12. John, I can tell you that the NASA momentum exchange tether program never looked at compound tethers because none of us could believe that such a system would spin without hitting itself. Perhaps it’s possible, but I would need to see greater proof before going on an advocacy program for such a system.

The fact that the tether is in an intermediate orbit between the initial and destination orbit isn’t such a bad thing. For a LEO-GTO tether, you don’t really care anyway, and for a suborbital-GTO tether or suborbital-TLI tether, well, we don’t have the material strength to build those tethers yet anyway.

13. john hare says:

Kirk,
Thank you for looking it over. From your comment, it looks to me like this idea was thought of and stopped at the napkin sketch stage. I thought I replied last night, but apparently missed a button. I agree this idea is busted unless a bulletproof way of ensuring separation can be found. I didn’t think I was talking against conventional tethers so much as attempting to address a couple of limitations, material strength through staging, and servicing LEO.

I will give some thought to separation issues and will return to this if I think I see a way.

14. Bob Steinke says:

If you want to deliver a payload to the orbit that the tether is in the payload could climb up to the tether hub before releasing. This would require some kind of climber system, which might not be so simple, but there’s at least an initial proof of concept in the beamed power challenge.

15. John, I think it’s certainly an idea worth consideration. Sometimes even bad ideas have good outcomes. I’ll give you an example. I saw a very crude sketch in a paper by Bryan Tillotson of Boeing for a compound tether very similar in principle to what you described. But the sketch wasn’t for the tether–it was for a “catch mechanism” for a tether. It was very different that anything I had previously conceived for that purpose before, but it looked like it might work. Well, to make a long story…shorter…that sketch (which wouldn’t work) led me to a new catch mechanism design (which also wouldn’t work) which led me to another design (which would work, but not well) which led to to another design (which would work okay) which led me to another design (that would work well) which led to design a model that was actually tested successfully.

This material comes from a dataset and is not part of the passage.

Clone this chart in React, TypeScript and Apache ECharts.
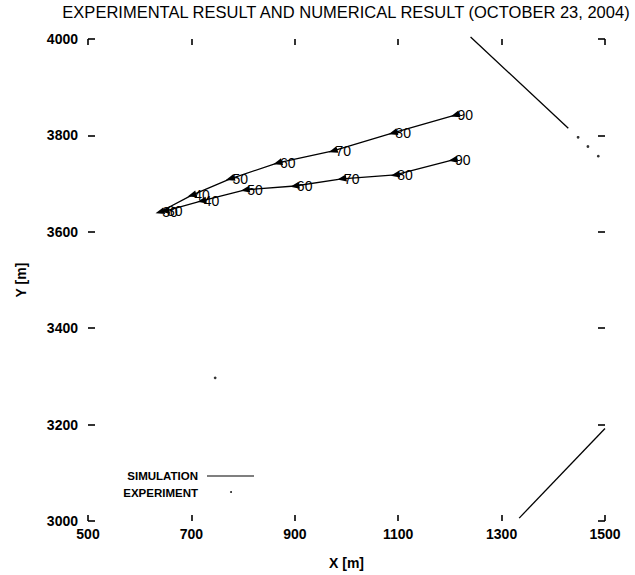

If I hadn’t read Tillotson’s paper (circa 1989) on that compound tether I wouldn’t have began walking down the road that led to a successful and simple tether catch mechanism design.

16. john hare says:

Kirk,

Thanks for the kind words. I try not to push ideas that have clear flaws pointed out as it irritates the people that give such good feedback. I found one possible workaround today that ‘should’ work for the separation issue. I’m not sure I want to keep pushing it here though. I’ve thrown out the original idea for people to look at and the details I’m playing with now would get boring fast.

17. john hare says:

I said that wrong. Pushing an idea with known flaws is just wrong unless you have a solution in mind.